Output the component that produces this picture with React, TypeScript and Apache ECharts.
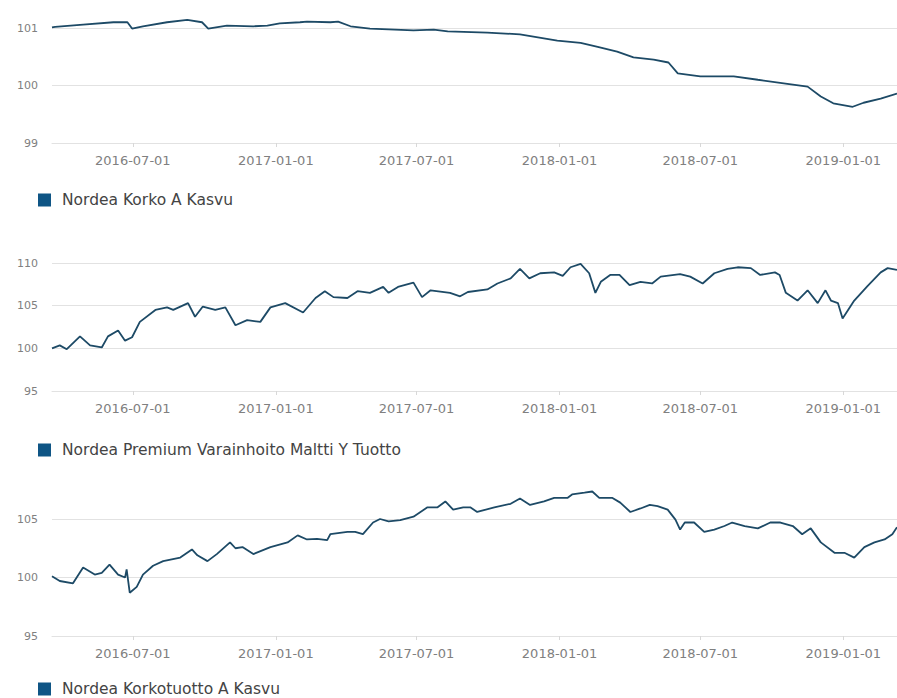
import React, { useEffect, useRef } from "react";
import * as echarts from "echarts";

const axisStart = "2016-03-19";
const axisEnd = "2019-03-11";
const xTickDates = ["2016-07-01", "2017-01-01", "2017-07-01", "2018-01-01", "2018-07-01", "2019-01-01"];

const seriesNames = [
  "Nordea Korko A Kasvu",
  "Nordea Premium Varainhoito Maltti Y Tuotto",
  "Nordea Korkotuotto A Kasvu",
];

// y-axis ranges [min, max, interval]
const korkoAxis = [99, 101, 1];
const premiumAxis = [95, 110, 5];
const korkotuottoAxis = [95, 105, 5];

const korkoDates = [
  "2016-03-19", "2016-03-23", "2016-04-28", "2016-06-06", "2016-06-24", "2016-06-30", "2016-07-14",
  "2016-08-14", "2016-09-09", "2016-09-28", "2016-10-06", "2016-10-30", "2016-12-03", "2016-12-21",
  "2017-01-06", "2017-02-01", "2017-02-10", "2017-03-12", "2017-03-22", "2017-04-07", "2017-05-02",
  "2017-06-27", "2017-07-23", "2017-08-10", "2017-09-30", "2017-11-11", "2017-12-29", "2018-01-28",
  "2018-02-19", "2018-03-16", "2018-04-06", "2018-05-02", "2018-05-21", "2018-06-02", "2018-06-14",
  "2018-07-01", "2018-08-13", "2018-09-13", "2018-10-21", "2018-11-16", "2018-12-03", "2018-12-19",
  "2019-01-13", "2019-01-27", "2019-02-18", "2019-03-11",
];
const korkoValues = [
  101.01, 101.02, 101.06, 101.1, 101.1, 100.99, 101.03,
  101.1, 101.14, 101.1, 100.99, 101.04, 101.03, 101.04,
  101.08, 101.1, 101.11, 101.1, 101.11, 101.03, 100.99,
  100.96, 100.97, 100.94, 100.92, 100.89, 100.78, 100.74,
  100.67, 100.59, 100.49, 100.45, 100.4, 100.21, 100.19,
  100.16, 100.16, 100.1, 100.03, 99.98, 99.81, 99.69,
  99.63, 99.7, 99.77, 99.86,
];

const premiumDates = [
  "2016-03-19", "2016-03-29", "2016-04-07", "2016-04-24", "2016-05-07", "2016-05-22", "2016-05-30",
  "2016-06-12", "2016-06-21", "2016-06-30", "2016-07-10", "2016-07-30", "2016-08-14", "2016-08-22",
  "2016-09-10", "2016-09-19", "2016-09-29", "2016-10-15", "2016-10-28", "2016-11-10", "2016-11-25",
  "2016-12-12", "2016-12-25", "2017-01-13", "2017-02-05", "2017-02-21", "2017-03-05", "2017-03-16",
  "2017-04-03", "2017-04-16", "2017-05-02", "2017-05-19", "2017-05-26", "2017-06-07", "2017-06-27",
  "2017-07-08", "2017-07-19", "2017-08-13", "2017-08-26", "2017-09-05", "2017-09-30", "2017-10-13",
  "2017-10-30", "2017-11-11", "2017-11-23", "2017-12-07", "2017-12-25", "2018-01-05", "2018-01-15",
  "2018-01-28", "2018-02-08", "2018-02-16", "2018-02-23", "2018-03-07", "2018-03-19", "2018-04-01",
  "2018-04-15", "2018-04-30", "2018-05-11", "2018-06-05", "2018-06-18", "2018-07-04", "2018-07-19",
  "2018-08-05", "2018-08-18", "2018-09-04", "2018-09-16", "2018-10-05", "2018-10-11", "2018-10-19",
  "2018-11-03", "2018-11-16", "2018-11-29", "2018-12-09", "2018-12-16", "2018-12-25", "2018-12-31",
  "2019-01-15", "2019-02-01", "2019-02-18", "2019-02-27", "2019-03-11",
];
const premiumValues = [
  100.0, 100.35, 99.9, 101.4, 100.35, 100.1, 101.4,
  102.1, 100.9, 101.3, 103.1, 104.5, 104.8, 104.5,
  105.3, 103.7, 104.9, 104.5, 104.8, 102.7, 103.3,
  103.1, 104.8, 105.3, 104.2, 105.9, 106.7, 106.0,
  105.9, 106.7, 106.5, 107.2, 106.5, 107.2, 107.7,
  106.0, 106.8, 106.5, 106.1, 106.6, 106.9, 107.6,
  108.2, 109.3, 108.2, 108.8, 108.9, 108.5, 109.5,
  109.9, 108.8, 106.5, 107.8, 108.6, 108.6, 107.4,
  107.8, 107.6, 108.4, 108.7, 108.4, 107.6, 108.8,
  109.3, 109.5, 109.4, 108.6, 108.9, 108.6, 106.5,
  105.6, 106.8, 105.3, 106.8, 105.6, 105.3, 103.5,
  105.6, 107.3, 108.9, 109.4, 109.2,
];

const korkotuottoDates = [
  "2016-03-19", "2016-03-29", "2016-04-15", "2016-04-28", "2016-05-13", "2016-05-22", "2016-06-01",
  "2016-06-12", "2016-06-21", "2016-06-23", "2016-06-27", "2016-07-06", "2016-07-14", "2016-07-27",
  "2016-08-09", "2016-08-31", "2016-09-15", "2016-09-22", "2016-10-05", "2016-10-17", "2016-11-03",
  "2016-11-10", "2016-11-19", "2016-12-03", "2016-12-25", "2017-01-16", "2017-01-29", "2017-02-10",
  "2017-02-23", "2017-03-08", "2017-03-12", "2017-04-03", "2017-04-13", "2017-04-23", "2017-05-06",
  "2017-05-15", "2017-05-26", "2017-06-10", "2017-06-27", "2017-07-15", "2017-07-28", "2017-08-07",
  "2017-08-17", "2017-08-30", "2017-09-08", "2017-09-17", "2017-10-09", "2017-10-30", "2017-11-11",
  "2017-11-24", "2017-12-12", "2017-12-25", "2018-01-11", "2018-01-17", "2018-02-02", "2018-02-12",
  "2018-02-21", "2018-03-10", "2018-03-20", "2018-04-02", "2018-04-15", "2018-04-27", "2018-05-07",
  "2018-05-20", "2018-05-30", "2018-06-05", "2018-06-11", "2018-06-23", "2018-07-06", "2018-07-19",
  "2018-08-01", "2018-08-11", "2018-08-27", "2018-09-13", "2018-09-29", "2018-10-12", "2018-10-28",
  "2018-11-09", "2018-11-20", "2018-12-03", "2018-12-21", "2019-01-03", "2019-01-15", "2019-01-28",
  "2019-02-10", "2019-02-23", "2019-03-05", "2019-03-11",
];
const korkotuottoValues = [
  100.1, 99.7, 99.5, 100.85, 100.25, 100.4, 101.1,
  100.25, 100.0, 100.7, 98.7, 99.2, 100.25, 101.0,
  101.4, 101.7, 102.4, 101.9, 101.4, 102.0, 103.0,
  102.5, 102.6, 102.0, 102.6, 103.0, 103.6, 103.25,
  103.3, 103.2, 103.7, 103.9, 103.9, 103.7, 104.7,
  105.0, 104.8, 104.9, 105.2, 106.0, 106.0, 106.5,
  105.8, 106.0, 106.0, 105.6, 106.0, 106.3, 106.75,
  106.2, 106.5, 106.8, 106.8, 107.1, 107.25, 107.35,
  106.8, 106.8, 106.4, 105.6, 105.9, 106.2, 106.1,
  105.8, 104.95, 104.1, 104.7, 104.7, 103.9, 104.1,
  104.4, 104.7, 104.4, 104.2, 104.7, 104.7, 104.4,
  103.7, 104.2, 103.0, 102.1, 102.1, 101.7, 102.6,
  103.0, 103.25, 103.7, 104.3,
];

const LINE_COLOR = "#1d4a66";
const ICON_COLOR = "#0f5585";
const FONT = "'DejaVu Sans', Verdana, sans-serif";

const gridTops = [28, 263, 519];
const gridHeights = [115, 128, 117];
const legendTops = [187, 437, 676];

function pad(n: number) {
  return n < 10 ? "0" + n : "" + n;
}
function fmtDate(v: number) {
  const d = new Date(v);
  return d.getFullYear() + "-" + pad(d.getMonth() + 1) + "-" + pad(d.getDate());
}
function ts(s: string) {
  return echarts.number.parseDate(s).getTime();
}

export default function App() {
  const ref = useRef<HTMLDivElement>(null);
  useEffect(() => {
    if (!ref.current) return;
    const chart = echarts.init(ref.current, null, { renderer: "svg" });
    const tickValues = xTickDates.map(ts);
    const axes = [korkoAxis, premiumAxis, korkotuottoAxis];
    const dateLists = [korkoDates, premiumDates, korkotuottoDates];
    const valueLists = [korkoValues, premiumValues, korkotuottoValues];

    const option: any = {
      animation: false,
      backgroundColor: "#ffffff",
      textStyle: { fontFamily: FONT },
      grid: gridTops.map((top, i) => ({
        left: 52,
        right: 0,
        top,
        height: gridHeights[i],
        containLabel: false,
      })),
      xAxis: gridTops.map((_, i) => ({
        type: "value",
        gridIndex: i,
        min: ts(axisStart),
        max: ts(axisEnd),
        scale: true,
        axisLine: { show: true, lineStyle: { color: "#e2e2e2", width: 1 } },
        axisTick: {
          show: true,
          customValues: tickValues,
          length: 4,
          lineStyle: { color: "#d8d8d8" },
        },
        axisLabel: {
          customValues: tickValues,
          formatter: (v: number) => fmtDate(v),
          color: "#808080",
          fontSize: 13,
          fontFamily: FONT,
          margin: 11,
        },
        splitLine: { show: false },
      })),
      yAxis: axes.map((a, i) => ({
        type: "value",
        gridIndex: i,
        min: a[0],
        max: a[1],
        interval: a[2],
        axisLine: { show: false },
        axisTick: { show: false },
        axisLabel: { color: "#808080", fontSize: 11, fontFamily: FONT, margin: 14 },
        splitLine: { show: true, lineStyle: { color: "#e2e2e2", width: 1 } },
      })),
      legend: seriesNames.map((name, i) => ({
        data: [name],
        left: 33,
        top: legendTops[i],
        icon: "rect",
        itemWidth: 13,
        itemHeight: 13,
        itemGap: 10,
        selectedMode: false,
        textStyle: { color: "#444444", fontSize: 15.5, fontFamily: FONT, padding: [0, 0, 0, 6] },
      })),
      series: seriesNames.map((name, i) => ({
        name,
        type: "line",
        xAxisIndex: i,
        yAxisIndex: i,
        data: dateLists[i].map((d, j) => [ts(d), valueLists[i][j]]),
        showSymbol: false,
        symbol: "none",
        clip: false,
        lineStyle: { color: LINE_COLOR, width: 1.8 },
        itemStyle: { color: ICON_COLOR },
      })),
    };
    chart.setOption(option);
    return () => chart.dispose();
  }, []);
  return (
    <div
      ref={ref}
      style={{ position: "absolute", left: 0, top: 0, width: 897, height: 698 }}
    />
  );
}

* * *

• PROBLEM STATEMENT:
Copy nothing but the lines from the top of the data down to the line containing "import * as", and leave the pictures out.

• TASK OUTPUT:
Output the component that produces this picture with React, TypeScript and Apache ECharts.
import React, { useEffect, useRef } from "react";
import * as echarts from "echarts";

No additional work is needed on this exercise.